Sur le chemin du retour de la favela de Rocinha, aucun haut-parleur perché sur un camion ne hurle à pleine balle un refrain entêtant vantant les mérites d’un candidat quelconque. Aucune armée de petites mains ne distribue des tracts au feu rouge sous une flopée de drapeaux partisans. Les quartiers que l’on traverse sont juste encombrés de leurs habituels embouteillages. À un mois des élections municipales de 2016, les partis changent leurs habitudes et préfèrent la jouer discret : les Jeux olympiques viennent de se terminer, personne n’a la tête aux élections. Les 11 000 sportifs, la cohorte de reporters et de touristes se sont tous tirés et Rio tient une gueule de bois olympique. Au volant de la voiture, Marcelo Freixo, député et candidat à la mairie, répond aux questions des journalistes et n’y va pas par quatre chemins : Au-delà des performances sportives, la seule bonne nouvelle à tirer de ces Jeux nous vient de Vila Autódromo. C’est un symbole, une preuve que la résistance est la meilleure des solutions.
Plusieurs habitants de cette favela, rasée en vue des JO, ont refusé de partir et obtenu de la mairie la construction de nouvelles maisons (lire l’épisode 2, « Les résistants de la favela »).
Marcelo Freixo est du genre détendu. Dans sa voiture, il ramène deux autres journalistes français vers le centre-ville parce que c’est sur [s]on chemin
et se fait chambrer parce qu’il a pris du poids dernièrement. Mais il redevient très vite sérieux quand on aborde la politique.
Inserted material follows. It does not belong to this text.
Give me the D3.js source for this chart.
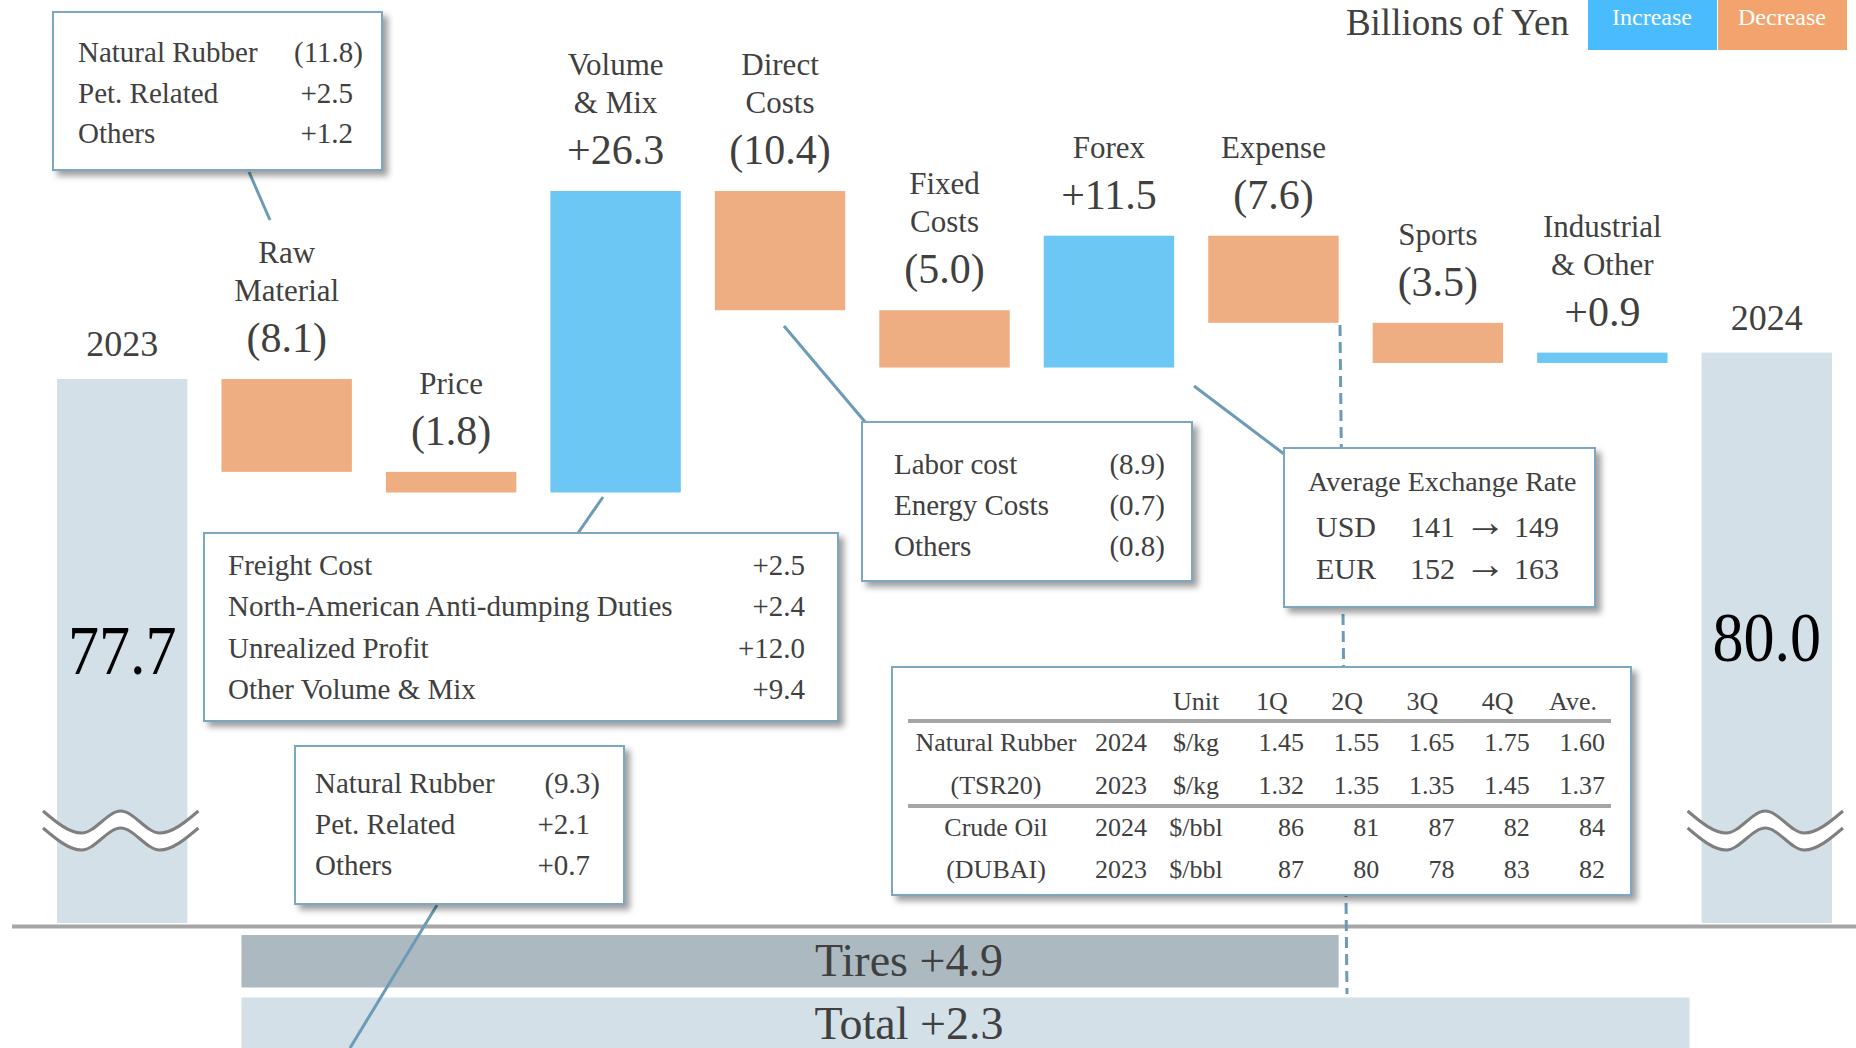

Avec son parti, le Psol (Partido Socialismo e Liberdade, Parti Socialisme et liberté), il appuie la lutte des habitants depuis le début. Dona Penha, l’une des égéries de la lutte de Vila Autódromo, s’est d’ailleurs fendue d’une vidéo en soutien à un conseiller municipal de ce parti.

Quelques heures plus tôt, nous avons retrouvé Marcelo Freixo en pleine campagne électorale au bas de l’immense Rocinha, l’une des plus grandes favelas d’Amérique latine. Accroché entre le Morro dois irmãos – « la colline des deux frères » – et la forêt da Tijuca, l’amas de maisons semble prêt à déferler sur le visiteur imprudent. Pendant longtemps, Rocinha fut le cauchemar des bourgeois de la zone Sud. Les étudiants de la très chic PUC, l’université catholique, redoutaient de s’y prendre une balle perdue en plein cours.